Feinste Eigengewächse dafür die beiden Sängergruppen der Eiskalten, die witzigen, phantasievollen "Spinatwachteln" und die stimmstarken Eisbären (inklusive Eisbärin). Großartig das traditionelle Zwischenspiel von Komitee und allerlei Promimitstreitern, das das Weihnachtsmarkt-Chaos und im ganz Speziellen Wirtschaftsdezernent Christopher Sitte aufs Korn nahm. Da prüft die Sitte-Polizei das Angebot, wirbt OB Michael Ebling fürs neue, internationale Flair, was wiederum "Nikolaus" Andreas Schmitt explodieren lässt... wenn auch nicht nach Drehbuch. Das wieder greift Ebling auf, und es entspinnt sich ein brüllend-komischer Schlagabtausch zwischen zwei Rampen-... Profis. Dass ausgerechnet ein Finther seinen Text vergisst und sich der arabische Weihnachtsmarkt-Investor als Wiesbadens OB Sven Gerich entpuppt, macht den lärmend-fröhlichen Wahnsinn komplett - bis Sabine "Mutter Moguntia" Flegel den Weihnachtsmarkt quasi im Alleingang rettet. "Paco und Paco" waren brillant wie immer, der absolute Abräumer war aber Marcus Schwalbach. Er schildert die Fastnachtserlebnisse mit seinem Freund Knörzje, ein Vortrag voller absurder Einfälle und feiner Komik. Herausragend, wie es ihm gelingt, stets seinen gleichmütig-unbeteiligten Gesichtsausdruck beizubehalten, während der Saal (unübertrieben) vor Lachen brüllt. Groß auch der Auftritt der Dorfmusik mit einem feingliedrigen Auftritt des Gonsenheimer Conchita-Wurst-Pendants Paula Blunz alias Andreas Schmitt.
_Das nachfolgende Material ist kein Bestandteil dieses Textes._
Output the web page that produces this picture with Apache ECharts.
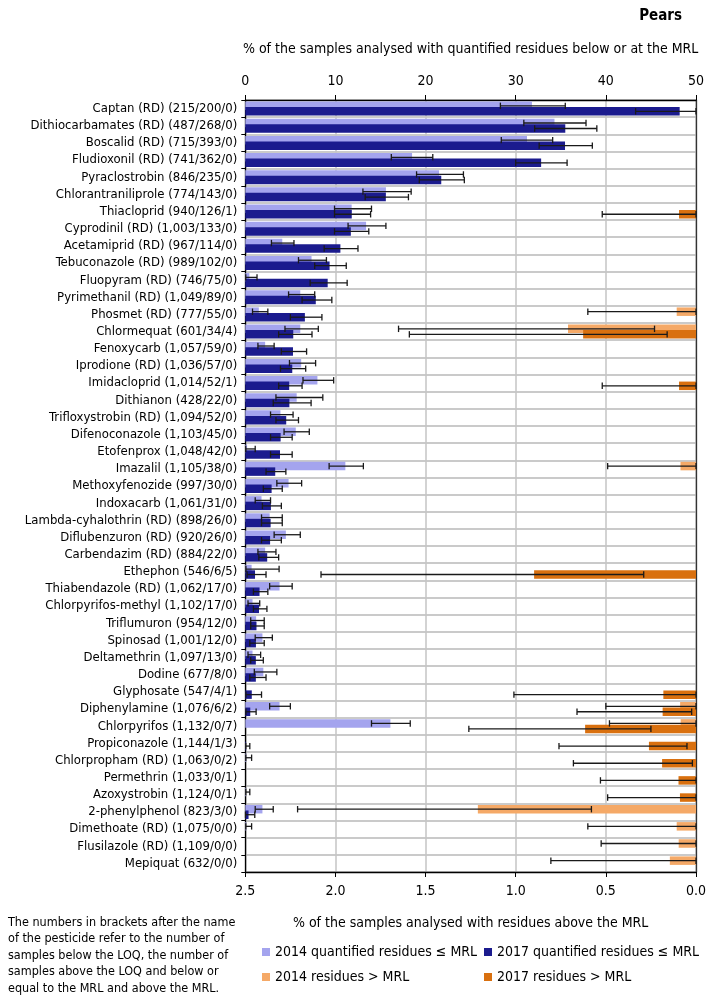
<!DOCTYPE html>
<html>
<head>
<meta charset="utf-8">
<script src="https://cdn.jsdelivr.net/npm/echarts@6/dist/echarts.min.js"></script>
<style>
html,body{margin:0;padding:0;background:#fff;}
#chart{width:709px;height:1000px;}
</style>
</head>
<body>
<div id="chart"></div>
<script>
const categories = [
 'Captan (RD) (215/200/0)','Dithiocarbamates (RD) (487/268/0)','Boscalid (RD) (715/393/0)','Fludioxonil (RD) (741/362/0)',
 'Pyraclostrobin (846/235/0)','Chlorantraniliprole (774/143/0)','Thiacloprid (940/126/1)','Cyprodinil (RD) (1,003/133/0)',
 'Acetamiprid (RD) (967/114/0)','Tebuconazole (RD) (989/102/0)','Fluopyram (RD) (746/75/0)','Pyrimethanil (RD) (1,049/89/0)',
 'Phosmet (RD) (777/55/0)','Chlormequat (601/34/4)','Fenoxycarb (1,057/59/0)','Iprodione (RD) (1,036/57/0)',
 'Imidacloprid (1,014/52/1)','Dithianon (428/22/0)','Trifloxystrobin (RD) (1,094/52/0)','Difenoconazole (1,103/45/0)',
 'Etofenprox (1,048/42/0)','Imazalil (1,105/38/0)','Methoxyfenozide (997/30/0)','Indoxacarb (1,061/31/0)',
 'Lambda-cyhalothrin (RD) (898/26/0)','Diflubenzuron (RD) (920/26/0)','Carbendazim (RD) (884/22/0)','Ethephon (546/6/5)',
 'Thiabendazole (RD) (1,062/17/0)','Chlorpyrifos-methyl (1,102/17/0)','Triflumuron (954/12/0)','Spinosad (1,001/12/0)',
 'Deltamethrin (1,097/13/0)','Dodine (677/8/0)','Glyphosate (547/4/1)','Diphenylamine (1,076/6/2)',
 'Chlorpyrifos (1,132/0/7)','Propiconazole (1,144/1/3)','Chlorpropham (RD) (1,063/0/2)','Permethrin (1,033/0/1)',
 'Azoxystrobin (1,124/0/1)','2-phenylphenol (823/3/0)','Dimethoate (RD) (1,075/0/0)','Flusilazole (RD) (1,109/0/0)',
 'Mepiquat (632/0/0)'
];

// % quantified residues <= MRL
const q2014 = [31.8,34.3,31.25,18.5,21.5,15.6,11.8,13.4,4.1,7.35,0.45,6.1,1.5,6.1,2.2,6.2,8.0,5.7,3.9,5.6,0.2,11.1,4.8,1.8,2.7,4.5,2.2,0.7,3.8,0.8,1.2,1.9,0.8,2.0,0,3.8,16.1,0,0.1,0,0.08,1.9,0.1,0,0];
const q2017 = [48.19,35.5,35.47,32.82,21.74,15.59,11.81,11.71,10.55,9.35,9.14,7.82,6.61,5.32,5.29,5.21,4.87,4.89,4.54,3.92,3.85,3.32,2.92,2.84,2.81,2.75,2.43,1.08,1.58,1.52,1.24,1.18,1.17,1.17,0.72,0.55,0,0.087,0,0,0,0.36,0,0,0];
// confidence intervals (low, high); null = none
const q2014Lo = [28.3,30.9,28.4,16.2,19.0,13.05,9.9,11.4,2.9,5.9,0.05,4.8,0.8,4.4,1.4,4.9,6.4,3.4,2.8,4.3,0.05,9.3,3.5,1.1,1.8,3.2,1.4,0.07,2.7,0.3,0.6,1.1,0.3,1.0,null,2.7,14.0,null,0.05,null,0.05,1.1,0.05,null,null];
const q2014Hi = [35.5,37.8,34.1,20.8,24.2,18.4,14.0,15.6,5.4,9.0,1.3,7.7,2.5,8.1,3.2,7.8,9.8,8.6,5.3,7.1,1.1,13.1,6.25,2.8,4.1,6.1,3.4,3.75,5.2,1.6,2.1,3.0,1.7,3.5,null,5.0,18.3,null,0.7,null,0.5,3.1,0.7,null,null];
const q2017Lo = [43.3,32.1,32.6,30.0,19.3,13.3,9.9,9.9,8.75,7.7,7.2,6.3,5.0,3.7,4.0,3.9,3.7,3.1,3.4,2.8,2.8,2.3,2.0,1.9,1.8,1.8,1.5,0.2,0.9,0.9,0.6,0.5,0.6,0.5,0.07,0.07,null,0.05,null,null,null,0.02,null,null,null];
const q2017Hi = [50,39.0,38.5,35.7,24.3,18.1,13.9,13.7,12.5,11.2,11.3,9.6,8.5,7.4,6.8,6.7,6.3,7.3,5.9,5.2,5.2,4.5,4.1,4.0,4.1,4.0,3.7,2.3,2.5,2.4,2.1,2.1,2.0,2.3,1.8,1.2,null,0.5,null,null,null,1.05,null,null,null];

// % residues > MRL
const e2014 = [0,0,0,0,0,0,0,0,0,0,0,0,0.107,0.71,0,0,0,0,0,0,0,0.086,0,0,0,0,0,0,0,0,0,0,0,0,0,0.088,0.085,0,0,0,0,1.21,0.107,0.096,0.145];
const e2017 = [0,0,0,0,0,0,0.094,0,0,0,0,0,0,0.626,0,0,0.094,0,0,0,0,0,0,0,0,0,0,0.898,0,0,0,0,0,0,0.181,0.185,0.615,0.261,0.188,0.097,0.089,0,0,0,0];
const e2014Lo = [null,null,null,null,null,null,null,null,null,null,null,null,0,0.23,null,null,null,null,null,null,null,0,null,null,null,null,null,null,null,null,null,null,null,null,null,0,0,null,null,null,null,0.58,0,0,0];
const e2014Hi = [null,null,null,null,null,null,null,null,null,null,null,null,0.60,1.65,null,null,null,null,null,null,null,0.49,null,null,null,null,null,null,null,null,null,null,null,null,null,0.50,0.48,null,null,null,null,2.21,0.60,0.526,0.805];
const e2017Lo = [null,null,null,null,null,null,0,null,null,null,null,null,null,0.16,null,null,0,null,null,null,null,null,null,null,null,null,null,0.29,null,null,null,null,null,null,0,0.024,0.25,0.05,0.02,0,0,null,null,null,null];
const e2017Hi = [null,null,null,null,null,null,0.52,null,null,null,null,null,null,1.59,null,null,0.52,null,null,null,null,null,null,null,null,null,null,2.08,null,null,null,null,null,null,1.01,0.66,1.26,0.76,0.68,0.53,0.49,null,null,null,null];

const topTicks = [0,10,20,30,40,50];
const bottomTicks = [0,0.5,1.0,1.5,2.0,2.5];

const C_LB = '#a4a4ee', C_DB = '#1b1b8e', C_LO = '#f5a967', C_DO = '#d9700f';
const FONT = '"DejaVu Sans Condensed", "Liberation Sans Narrow", "DejaVu Sans", sans-serif';

function ebData(lo, hi){
  const out = [];
  for (let i = 0; i < lo.length; i++) if (lo[i] != null && hi[i] != null) out.push([i, lo[i], hi[i]]);
  return out;
}
function barData(arr){ return arr.map(v => v === 0 ? '-' : v); }

function makeRender(sign){
  return function(params, api){
    const y = api.value(0);
    const p1 = api.coord([api.value(1), y]);
    const p2 = api.coord([api.value(2), y]);
    const band = api.size([0, 1])[1];
    const cy = p1[1] + sign * band * 0.16;
    const h = 3.2;
    const st = {stroke:'#1a1a1a', lineWidth:1.3};
    return {type:'group', children:[
      {type:'line', shape:{x1:p1[0], y1:cy, x2:p2[0], y2:cy}, style:st},
      {type:'line', shape:{x1:p1[0], y1:cy-h, x2:p1[0], y2:cy+h}, style:st},
      {type:'line', shape:{x1:p2[0], y1:cy-h, x2:p2[0], y2:cy+h}, style:st}
    ]};
  };
}

const chart = echarts.init(document.getElementById('chart'), null, {renderer:'canvas'});
const legendBase = {itemWidth:8, itemHeight:8, icon:'rect', textStyle:{fontFamily:FONT, fontSize:14, color:'#000'}, itemGap:4, selectedMode:false};
chart.setOption({
  animation:false,
  backgroundColor:'#fff',
  title:{text:'Pears', right:22, top:4, textStyle:{fontFamily:FONT, fontSize:15, fontWeight:'bold', color:'#000'}},
  grid:{left:245.3, right:10.3, top:100, bottom:128, containLabel:false},
  xAxis:[
    {type:'value', position:'top', min:0, max:50, interval:10,
     name:'% of the samples analysed with quantified residues below or at the MRL', nameLocation:'middle', nameGap:44,
     nameTextStyle:{fontFamily:FONT, fontSize:14, color:'#000'},
     axisLine:{show:true, lineStyle:{color:'#000', width:1.3}},
     axisTick:{show:true, length:5, lineStyle:{color:'#000'}},
     axisLabel:{fontFamily:FONT, fontSize:14, color:'#000', margin:12,
       formatter:v => topTicks.indexOf(v) >= 0 ? String(v) : ''},
     splitLine:{show:true, lineStyle:{color:'#c4c4c4', width:1.5}}},
    {type:'value', position:'bottom', inverse:true, min:0, max:2.5, interval:0.5,
     name:'% of the samples analysed with residues above the MRL', nameLocation:'middle', nameGap:44,
     nameTextStyle:{fontFamily:FONT, fontSize:14, color:'#000'},
     axisLine:{show:true, lineStyle:{color:'#000', width:1.3}},
     axisTick:{show:true, length:5, lineStyle:{color:'#000'}},
     axisLabel:{fontFamily:FONT, fontSize:14, color:'#000', margin:12,
       formatter:v => bottomTicks.some(t => Math.abs(t - v) < 1e-9) ? v.toFixed(1) : ''},
     splitLine:{show:false}}
  ],
  yAxis:[
    {type:'category', data:categories, inverse:true,
     axisLine:{show:true, lineStyle:{color:'#000', width:1.3}},
     axisTick:{show:true, length:4, lineStyle:{color:'#000'}},
     axisLabel:{fontFamily:FONT, fontSize:13, color:'#000', margin:8, interval:0},
     splitLine:{show:true, interval:0, lineStyle:{color:'#b8b8b8', width:1.5}}},
    {type:'category', data:categories, inverse:true, position:'right',
     axisLine:{show:true, lineStyle:{color:'#333', width:1.3}},
     axisTick:{show:false}, axisLabel:{show:false}, splitLine:{show:false}}
  ],
  legend:[
    Object.assign({data:['2014 quantified residues ≤ MRL'], left:257, top:940}, legendBase),
    Object.assign({data:['2017 quantified residues ≤ MRL'], left:479, top:940}, legendBase),
    Object.assign({data:['2014 residues > MRL'], left:257, top:965}, legendBase),
    Object.assign({data:['2017 residues > MRL'], left:479, top:965}, legendBase)
  ],
  graphic:[{type:'text', left:8, top:914, style:{
    text:'The numbers in brackets after the name\nof the pesticide refer to the number of\nsamples below the LOQ, the number of\nsamples above the LOQ and below or\nequal to the MRL and above the MRL.',
    font:'12.5px ' + FONT, lineHeight:16.6, fill:'#000'}}],
  series:[
    {name:'2014 quantified residues ≤ MRL', type:'bar', xAxisIndex:0, yAxisIndex:0, data:barData(q2014),
     barWidth:8.5, barGap:'-35%', itemStyle:{color:C_LB}},
    {name:'2017 quantified residues ≤ MRL', type:'bar', xAxisIndex:0, yAxisIndex:0, data:barData(q2017),
     barWidth:8.5, barGap:'-35%', itemStyle:{color:C_DB}},
    {name:'2014 residues > MRL', type:'bar', xAxisIndex:1, yAxisIndex:1, data:barData(e2014),
     barWidth:8.5, barGap:'-35%', itemStyle:{color:C_LO}},
    {name:'2017 residues > MRL', type:'bar', xAxisIndex:1, yAxisIndex:1, data:barData(e2017),
     barWidth:8.5, barGap:'-35%', itemStyle:{color:C_DO}},
    {type:'custom', xAxisIndex:0, yAxisIndex:0, renderItem:makeRender(-1), data:ebData(q2014Lo, q2014Hi), encode:{x:[1,2], y:0}, z:10, silent:true},
    {type:'custom', xAxisIndex:0, yAxisIndex:0, renderItem:makeRender(1), data:ebData(q2017Lo, q2017Hi), encode:{x:[1,2], y:0}, z:10, silent:true},
    {type:'custom', xAxisIndex:1, yAxisIndex:1, renderItem:makeRender(-1), data:ebData(e2014Lo, e2014Hi), encode:{x:[1,2], y:0}, z:10, silent:true},
    {type:'custom', xAxisIndex:1, yAxisIndex:1, renderItem:makeRender(1), data:ebData(e2017Lo, e2017Hi), encode:{x:[1,2], y:0}, z:10, silent:true}
  ]
});
</script>
</body>
</html>
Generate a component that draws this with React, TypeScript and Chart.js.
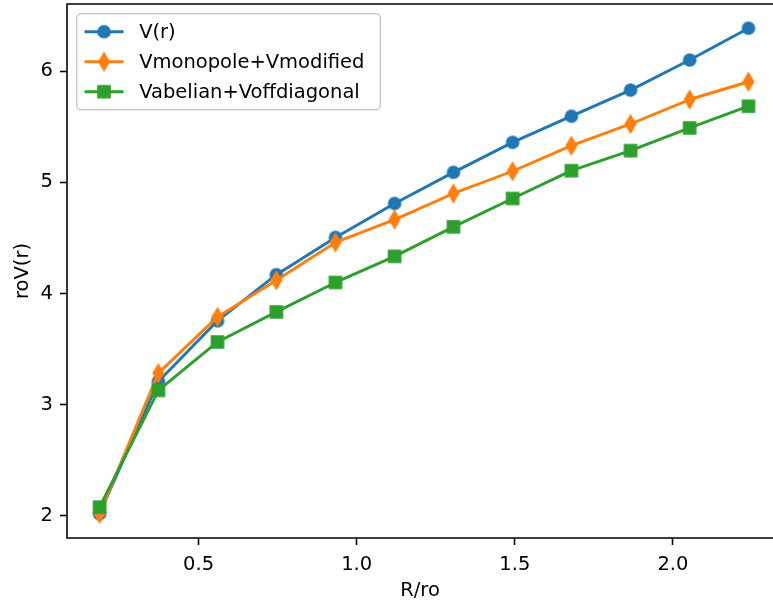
import React, { useEffect, useRef } from 'react';
import { Chart, registerables } from 'chart.js';

Chart.register(...registerables);

// ---- data ----
const rOverR0 = [0.187, 0.373, 0.56, 0.746, 0.933, 1.12, 1.306, 1.493, 1.679, 1.866, 2.053, 2.239];
const vTotal = [2.02, 3.21, 3.755, 4.17, 4.505, 4.81, 5.09, 5.36, 5.595, 5.83, 6.1, 6.386];
const vMonoMod = [2.02, 3.285, 3.79, 4.12, 4.46, 4.665, 4.9, 5.1, 5.33, 5.525, 5.745, 5.905];
const vAbelOff = [2.08, 3.13, 3.565, 3.835, 4.1, 4.335, 4.6, 4.855, 5.105, 5.285, 5.49, 5.685];
const seriesLabels = ['V(r)', 'Vmonopole+Vmodified', 'Vabelian+Voffdiagonal'];
const xTicks = [0.5, 1.0, 1.5, 2.0];
const yTicks = [2, 3, 4, 5, 6];
const xTitle = 'R/ro';
const yTitle = 'roV(r)';
// visible axis window (the right-hand spine lies just past the picture's edge)
const xMin = 0.084;
const xMax = 2.3165;
const yMin = 1.802;
const yMax = 6.604;

// ---- style ----
const PXPT = 1.95;
const FS = 19.5;
const FONT = '"DejaVu Sans", sans-serif';
const LW = 1.5 * PXPT;
const MS = 6 * PXPT;
const EDGE = 1.0 * PXPT;
const COLORS = ['#1f77b4', '#ff7f0e', '#2ca02c'];
const KINDS = ['circle', 'diamond', 'square'];
const CANVAS_W = 773;
const CANVAS_H = 605;

function makeMarker(kind: string, color: string): HTMLCanvasElement {
  const c = document.createElement('canvas');
  c.width = 24;
  c.height = 24;
  const g = c.getContext('2d')!;
  g.fillStyle = color;
  g.strokeStyle = color;
  g.lineWidth = EDGE;
  g.lineJoin = 'miter';
  const cx = 12;
  const cy = 12;
  g.beginPath();
  if (kind === 'circle') {
    g.arc(cx, cy, MS / 2, 0, Math.PI * 2);
  } else if (kind === 'square') {
    g.rect(cx - MS / 2, cy - MS / 2, MS, MS);
  } else {
    const h = (MS * Math.SQRT2) / 2;
    const w = h * 0.6;
    g.moveTo(cx, cy - h);
    g.lineTo(cx + w, cy);
    g.lineTo(cx, cy + h);
    g.lineTo(cx - w, cy);
    g.closePath();
  }
  g.fill();
  g.stroke();
  return c;
}

const framePlugin = {
  id: 'mplFrame',
  afterDatasetsDraw(chart: any) {
    const { ctx, chartArea: a } = chart;
    ctx.save();
    // keep the right edge of the plotting area clean (its spine lies beyond the picture)
    ctx.fillStyle = '#fff';
    ctx.fillRect(a.right - 3, a.top, 3, a.bottom - a.top);
    ctx.strokeStyle = '#000';
    ctx.lineWidth = 0.8 * PXPT;
    ctx.beginPath();
    ctx.moveTo(chart.width + 2, a.top);
    ctx.lineTo(a.left, a.top);
    ctx.lineTo(a.left, a.bottom);
    ctx.lineTo(chart.width + 2, a.bottom);
    ctx.stroke();
    ctx.restore();
  },
};

const legendPlugin = {
  id: 'mplLegend',
  afterDatasetsDraw(chart: any) {
    const { ctx, chartArea: a } = chart;
    const markers: HTMLCanvasElement[] = chart.$mplMarkers || [];
    ctx.save();
    ctx.font = `${FS}px ${FONT}`;
    const pad = 0.4 * FS;
    const rowH = 1.04 * FS;
    const sp = 0.5 * FS;
    const handleL = 2 * FS;
    const tp = 0.8 * FS;
    const x0 = a.left + 0.5 * FS;
    const y0 = a.top + 0.5 * FS;
    const maxW = Math.max(...seriesLabels.map((l) => ctx.measureText(l).width));
    const w = pad + handleL + tp + maxW + pad + 8;
    const h = 2 * pad + seriesLabels.length * rowH + (seriesLabels.length - 1) * sp;
    ctx.beginPath();
    ctx.roundRect(x0, y0, w, h, 4);
    ctx.fillStyle = 'rgba(255,255,255,0.8)';
    ctx.fill();
    ctx.strokeStyle = '#cccccc';
    ctx.lineWidth = 1.5;
    ctx.stroke();
    seriesLabels.forEach((label, i) => {
      const cy = y0 + pad + rowH / 2 + i * (rowH + sp);
      const hx0 = x0 + pad;
      ctx.beginPath();
      ctx.moveTo(hx0, cy);
      ctx.lineTo(hx0 + handleL, cy);
      ctx.strokeStyle = COLORS[i];
      ctx.lineWidth = LW;
      ctx.stroke();
      const m = markers[i];
      if (m) ctx.drawImage(m, hx0 + handleL / 2 - m.width / 2, cy - m.height / 2);
      ctx.fillStyle = '#000';
      ctx.textAlign = 'left';
      ctx.textBaseline = 'middle';
      ctx.fillText(label, hx0 + handleL + tp, cy + 1);
    });
    ctx.restore();
  },
};

export default function App() {
  const ref = useRef<HTMLCanvasElement>(null);

  useEffect(() => {
    const canvas = ref.current;
    if (!canvas) return;
    const markers = KINDS.map((k, i) => makeMarker(k, COLORS[i]));
    const series = [vTotal, vMonoMod, vAbelOff];
    const font = { family: FONT, size: FS };
    const chart: any = new Chart(canvas, {
      type: 'line',
      data: {
        datasets: series.map((s, i) => ({
          label: seriesLabels[i],
          data: s.map((y, j) => ({ x: rOverR0[j], y })),
          borderColor: COLORS[i],
          backgroundColor: COLORS[i],
          borderWidth: LW,
          borderJoinStyle: 'round',
          pointStyle: markers[i],
          pointRadius: 6,
          pointHoverRadius: 6,
          tension: 0,
          fill: false,
          order: 3 - i,
        })),
      },
      options: {
        responsive: false,
        animation: false,
        devicePixelRatio: 1,
        events: [],
        layout: { autoPadding: false, padding: { left: 0, top: 4, right: 0, bottom: 0 } },
        plugins: { legend: { display: false }, tooltip: { enabled: false } },
        scales: {
          x: {
            type: 'linear',
            min: xMin,
            max: xMax,
            afterFit: (s: any) => {
              s.height = 67;
              s.paddingLeft = 0;
              s.paddingRight = 0;
              s.paddingTop = 0;
              s.paddingBottom = 0;
            },
            afterBuildTicks: (s: any) => {
              s.ticks = xTicks.map((v) => ({ value: v }));
            },
            ticks: {
              callback: (v: any) => Number(v).toFixed(1),
              font,
              color: '#000',
              padding: 8,
              maxRotation: 0,
              autoSkip: false,
            },
            grid: {
              drawOnChartArea: false,
              drawTicks: true,
              tickLength: 7,
              tickColor: '#000',
              tickWidth: 0.8 * PXPT,
            },
            border: { display: false },
            title: { display: true, text: xTitle, font, color: '#000', padding: { top: 0, bottom: 2 } },
          },
          y: {
            type: 'linear',
            min: yMin,
            max: yMax,
            afterFit: (s: any) => {
              s.width = 67;
              s.paddingLeft = 0;
              s.paddingRight = 0;
              s.paddingTop = 0;
              s.paddingBottom = 0;
            },
            afterBuildTicks: (s: any) => {
              s.ticks = yTicks.map((v) => ({ value: v }));
            },
            ticks: {
              callback: (v: any) => String(Math.round(Number(v))),
              font,
              color: '#000',
              padding: 7,
              autoSkip: false,
            },
            grid: {
              drawOnChartArea: false,
              drawTicks: true,
              tickLength: 7,
              tickColor: '#000',
              tickWidth: 0.8 * PXPT,
            },
            border: { display: false },
            title: { display: true, text: yTitle, font, color: '#000', padding: { top: 11, bottom: 0 } },
          },
        },
      } as any,
      plugins: [framePlugin, legendPlugin],
    } as any);
    chart.$mplMarkers = markers;
    chart.draw();
    return () => chart.destroy();
  }, []);

  return (
    <div
      style={{
        position: 'absolute',
        left: 0,
        top: 0,
        width: 773,
        height: 605,
        overflow: 'hidden',
        background: '#fff',
      }}
    >
      <canvas ref={ref} width={CANVAS_W} height={CANVAS_H} style={{ display: 'block', width: CANVAS_W, height: CANVAS_H }} />
    </div>
  );
}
Und dann - inmitten des Eisbären-Finales - der Moment des Abschieds von Jürgen Dietz, der viele Jahre die Sitzungen der Eiskalten als Meister der Anspielung mit feinsinnigem und treffsicherem Wortwitz bereichert hatte. Unter den Klängen der Melodie, die Jahr für Jahr seinen Auftritt eingeleitet hatte, wurde sein Rednerpult mit dem Bundesadler auf die Bühne getragen, spendeten die Narren stehend dem Verstorbenen sehr lang anhaltenden Beifall. Ein warmherziger Abschied.